Wagner out as dream turns sour at struggling Huddersfield
David Wagner performed a minor miracle getting tiny Huddersfield into the English Premier League and then keeping the team there for a season.
With the dream starting to turn sour, the German-born American coach feels he cannot do anymore.
Wagner stood down as manager of the Premier League’s last-place club on Monday, with chairman Dean Hoyle saying the coach “came to us and made it clear that he needs a break from the rigors of football management.”
After just two wins from 22 games, Huddersfield is eight points from safety with 16 games remaining.
“I had no intention of sacking David this season,” Hoyle said, adding that, under Wagner, Huddersfield has “achieved things on the football pitch that surpass anything in modern memory.”
Wagner, a former U.S. international, arrived at the northern English club in 2015 from Borussia Dortmund, where he was the reserve team coach, and only just managed to keep Huddersfield in the second tier.
From that 19th-place finish out of 24 teams, Wagner worked wonders on one of the smallest budgets in the division — signing many players on loan and from Germany — and Huddersfield was promoted to the top flight for the first time since 1972.
Wagner then produced possibly a more impressive feat: Keeping Huddersfield in the Premier League, despite the team’s low budget and it failing to score in 21 of its 38 games last season.
Wagner has struggled for positivity this season, however, with Huddersfield having lost 15 league games. A 0-0 draw at Cardiff on Saturday ended Huddersfield’s eight-game losing streak, but there appeared to be no real sign of improvement.

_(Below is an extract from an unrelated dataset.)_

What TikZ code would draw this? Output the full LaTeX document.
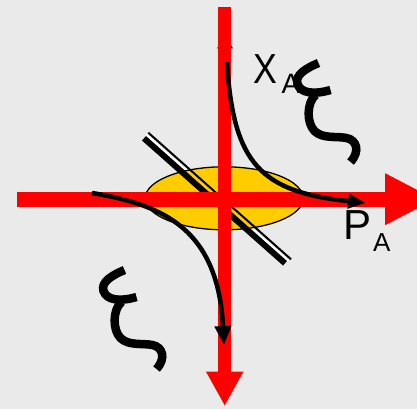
\documentclass[tikz,border=0pt]{standalone}
\usepackage{fontspec}
\setmainfont{Liberation Sans}
\usetikzlibrary{arrows.meta,shapes.geometric}
\definecolor{bggray}{RGB}{234,234,234}
\definecolor{lensyellow}{RGB}{255,204,0}
\definecolor{beamred}{RGB}{255,0,0}
\tikzset{
  beam/.style={draw=beamred, line cap=butt},
  ray/.style={draw=black, line width=4.5pt, line cap=butt},
  squigstroke/.style={draw=black, line width=8.5pt, line cap=butt},
  biglabel/.style={inner sep=0pt, anchor=base west, font=\fontsize{42}{42}\selectfont},
  sublabel/.style={inner sep=0pt, anchor=base west},
  xi/.pic={
    \draw[squigstroke] (0,0) .. controls (-12,5) and (-24,12) .. (-21,21)
      .. controls (-18,30) and (-5,32) .. (12,27);
    \draw[squigstroke] (-3,32) .. controls (-12,40) and (-12,60) .. (-4,68)
      .. controls (4,76) and (18,73) .. (28,75)
      .. controls (38,77) and (42,88) .. (32,99);
  }
}
\begin{document}
\begin{tikzpicture}[x=1pt,y=-1pt]
\useasboundingbox (0,0) rectangle (417,409);
\fill[bggray] (0,0) rectangle (417,409);
% white gap of the mirror (visible outside the lens)
\draw[white, line width=3pt] (146.3,135.5) -- (288,261.3);
% lens
\node[draw=black, line width=1.3pt, fill=lensyellow, ellipse, minimum width=158pt, minimum height=63pt, inner sep=0pt] (lens) at (224.2,198.3) {};
% mirror lines
\coordinate (mthickA) at (144,138.3);
\coordinate (mthickB) at (285,263.3);
\coordinate (mthinA) at (148.3,132.7);
\coordinate (mthinB) at (291,259.3);
\draw[black, line width=6pt] (mthickA) -- (mthickB);
\draw[black, line width=2pt] (mthinA) -- (mthinB);
% small hidden arrow tip at top
\coordinate (tipL) at (217,48.5);
\coordinate (tipR) at (233,48.5);
\coordinate (tipT) at (225,35);
\fill[black] (tipL) -- (tipT) -- (tipR) -- cycle;
% red beams
\coordinate (vtop) at (224.7,7);
\coordinate (vbot) at (224.7,406);
\coordinate (hleft) at (17,199.2);
\coordinate (hright) at (436,199.2);
\draw[beam, line width=12.7pt, -{Triangle[length=34.3pt, width=34.6pt]}] (vtop) -- (vbot);
\draw[beam, line width=15pt, -{Triangle[length=51pt, width=48pt]}] (hleft) -- (hright);
% black rays
\coordinate (xs) at (227,62);
\coordinate (xe) at (366,203);
\draw[ray, -{Triangle[length=18pt, width=14pt]}] (xs) .. controls (233,165) and (262,192) .. (xe);
\coordinate (ps) at (92,193);
\coordinate (pe) at (224,345);
\draw[ray, -{Triangle[length=19pt, width=16pt]}] (ps) .. controls (165,205) and (218,230) .. (pe);
% labels
\node[biglabel, xscale=0.85] (xlab) at (253.6,83.3) {X};
\node[sublabel, font=\fontsize{28}{28}\selectfont] (xsub) at (281.5,93.3) {A};
\node[biglabel] (plab) at (343.4,239.3) {P};
\node[sublabel, font=\fontsize{26}{26}\selectfont] (psub) at (373,251.7) {A};
% squiggles
\pic at (318.5,63) {xi};
\pic at (124.5,270) {xi};
\end{tikzpicture}
\end{document}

Hoyle said it was a “truly joint decision” between Wagner and Huddersfield’s board. Wagner offered to stay on until the end of the season if the board preferred but, after more discussions, “we all now feel that the time is right to part ways,” Hoyle said.
“David has a real, genuine love for this club,” he said, “and, like me, his foremost concern in our talks has been to establish what is best for Huddersfield Town.”

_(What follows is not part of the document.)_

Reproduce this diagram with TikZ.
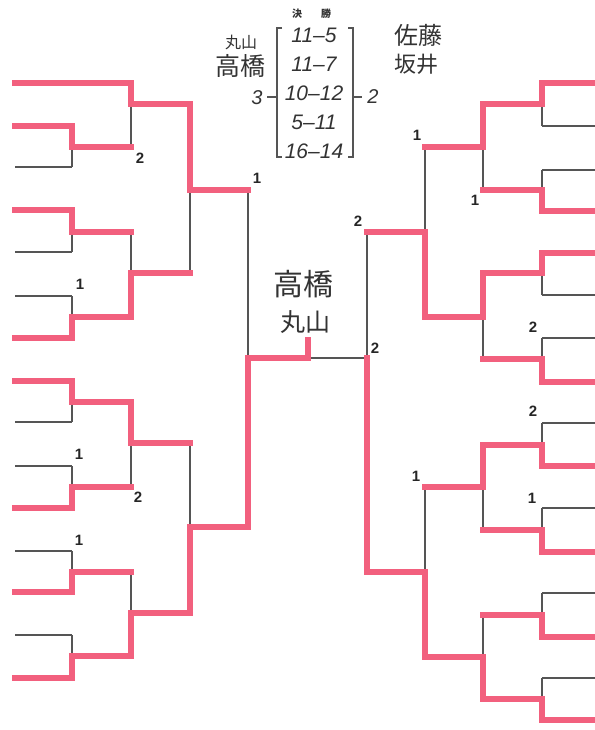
\documentclass[tikz,border=0pt]{standalone}
\usepackage{fontspec}
\setsansfont{Liberation Sans}
\newfontfamily\jpfont{Noto Sans CJK JP}
\usetikzlibrary{positioning}
\definecolor{winpink}{HTML}{F2607E}
\definecolor{losegray}{HTML}{555555}

\begin{document}
\begin{tikzpicture}[
  x=1pt, y=-1pt,
  win/.style={draw=winpink, line width=5.3pt, line cap=rect},
  lose/.style={draw=losegray, line width=1.6pt},
  pts/.style={font=\fontsize{15}{15}\selectfont\sffamily\bfseries,
    text=black!85, inner sep=0pt},
  hand/.style={font=\jpfont, text=black!80, inner sep=0pt}
]
  \useasboundingbox (0,0) rectangle (594,730);

  % Losing lines first so the winning lines cover the joints
  \foreach \y in {167,252,296,422,466,551,635}
    \draw[lose] (15,\y) -- (72,\y);
  \foreach \y in {126,170,295,338,423,508,593,678}
    \draw[lose] (542,\y) -- (596,\y);
  % x/xout/ywin/ylose/ymid
  \foreach \x/\xo/\yw/\yl/\ym in {
      72/131/126/167/147, 72/131/210/252/232, 72/131/338/296/317,
      72/131/381/422/402, 72/131/508/466/487, 72/131/592/551/572,
      72/131/678/635/656,
      131/190/83/147/104, 131/190/317/232/273, 131/190/402/487/443,
      131/190/656/572/613,
      190/248/104/273/190, 190/248/613/443/527,
      542/483/83/126/104, 542/483/211/170/190, 542/483/253/295/273,
      542/483/382/338/359, 542/483/466/423/445, 542/483/552/508/530,
      542/483/637/593/615, 542/483/720/678/699,
      483/425/104/190/147, 483/425/273/359/317, 483/425/445/530/487,
      483/425/699/615/657,
      425/367/317/147/232, 425/367/657/487/572} {
    \draw[lose] (\x,\yl) -- (\x,\ym);
  }

  % Final
  \draw[lose] (248,190) -- (248,358) -- (367,358) -- (367,232);

  % Winning lines
  \draw[win] (15,83) -- (131,83);
  \foreach \y in {126,210,338,381,508,592,678}
    \draw[win] (15,\y) -- (72,\y);
  \foreach \y in {83,211,253,382,466,552,637,720}
    \draw[win] (542,\y) -- (596,\y);
  \foreach \x/\xo/\yw/\yl/\ym in {
      72/131/126/167/147, 72/131/210/252/232, 72/131/338/296/317,
      72/131/381/422/402, 72/131/508/466/487, 72/131/592/551/572,
      72/131/678/635/656,
      131/190/83/147/104, 131/190/317/232/273, 131/190/402/487/443,
      131/190/656/572/613,
      190/248/104/273/190, 190/248/613/443/527,
      542/483/83/126/104, 542/483/211/170/190, 542/483/253/295/273,
      542/483/382/338/359, 542/483/466/423/445, 542/483/552/508/530,
      542/483/637/593/615, 542/483/720/678/699,
      483/425/104/190/147, 483/425/273/359/317, 483/425/445/530/487,
      483/425/699/615/657,
      425/367/317/147/232, 425/367/657/487/572} {
    \draw[win] (\x,\yw) -- (\x,\ym) -- (\xo,\ym);
  }
  \draw[win] (367,572) -- (367,358);
  \draw[win] (248,527) -- (248,358) -- (308,358) -- (308,340);

  % Game counts
  \node[pts] (la) at (140,158) {2};
  \node[pts] (lb) at (257,178) {1};
  \node[pts] (lc) at (80,284) {1};
  \node[pts] (ld) at (79,454) {1};
  \node[pts] (le) at (138,497) {2};
  \node[pts] (lf) at (79,540) {1};
  \node[pts] (ra) at (417,135) {1};
  \node[pts] (rb) at (475,200) {1};
  \node[pts] (rc) at (358,221) {2};
  \node[pts] (rd) at (375,348) {2};
  \node[pts] (re) at (533,327) {2};
  \node[pts] (rf) at (533,411) {2};
  \node[pts] (rg) at (416,476) {1};
  \node[pts] (rh) at (532,498) {1};

  % Final scores
  \node[hand, font=\jpfont\bfseries\fontsize{10}{10}\selectfont] (kes) at (297,14) {決};
  \node[hand, font=\jpfont\bfseries\fontsize{10}{10}\selectfont] (sho) at (326,14) {勝};
  \draw[lose, line width=1.3pt] (282,28) -- (277,28) -- (277,157) -- (282,157);
  \draw[lose, line width=1.3pt] (348,28) -- (353,28) -- (353,157) -- (348,157);
  \draw[lose, line width=1.3pt] (267,97) -- (277,97);
  \draw[lose, line width=1.3pt] (353,97) -- (362,97);
  \foreach \s [count=\i] in {11–5,11–7,10–12,5–11,16–14}
    \node[hand, font=\sffamily\itshape\fontsize{21}{21}\selectfont] (g\i)
      at (314,{6+29*\i}) {\s};
  \node[hand, font=\sffamily\itshape\fontsize{20}{20}\selectfont] (sl) at (257,98) {3};
  \node[hand, font=\sffamily\itshape\fontsize{20}{20}\selectfont] (sr) at (373,97) {2};

  % Pairs
  \node[hand, font=\jpfont\fontsize{16}{16}\selectfont] (pa) at (241,42) {丸山};
  \node[hand, font=\jpfont\fontsize{25}{25}\selectfont] (pb) at (240,66) {高橋};
  \node[hand, font=\jpfont\fontsize{24}{24}\selectfont] (pc) at (418,35) {佐藤};
  \node[hand, font=\jpfont\fontsize{22}{22}\selectfont] (pd) at (416,64) {坂井};
  \node[hand, font=\jpfont\fontsize{30}{30}\selectfont] (wa) at (303,284) {高橋};
  \node[hand, font=\jpfont\fontsize{25}{25}\selectfont] (wb) at (305,322) {丸山};
\end{tikzpicture}
\end{document}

“Under David’s management,” Hoyle said, “we took this club to the highest position it has held in almost 50 years,” Hoyle said, “and created memories that will last forever.”
Wagner’s departure might prove to be a blessing for his close friend Juergen Klopp, the Liverpool manager. Huddersfield’s next match is against Manchester City — first-place Liverpool’s biggest rival for the Premier League title — and the team will be led by interim manager Mark Hudson, who was part of Wagner’s technical staff.
A new face on the training field and in the dugout may still not be enough, however, to lift Huddersfield out of its perilous position in the league.
Huddersfield’s main problem this season has been its inability to score, with the team netting a league-low 13 goals in 22 games. The absence since early December of injured playmaker Aaron Mooy has been a blow to Wagner, who saw one of his strikers score for the first time this season only on Jan. 2.
Huddersfield was the English champion each year from 1924-26.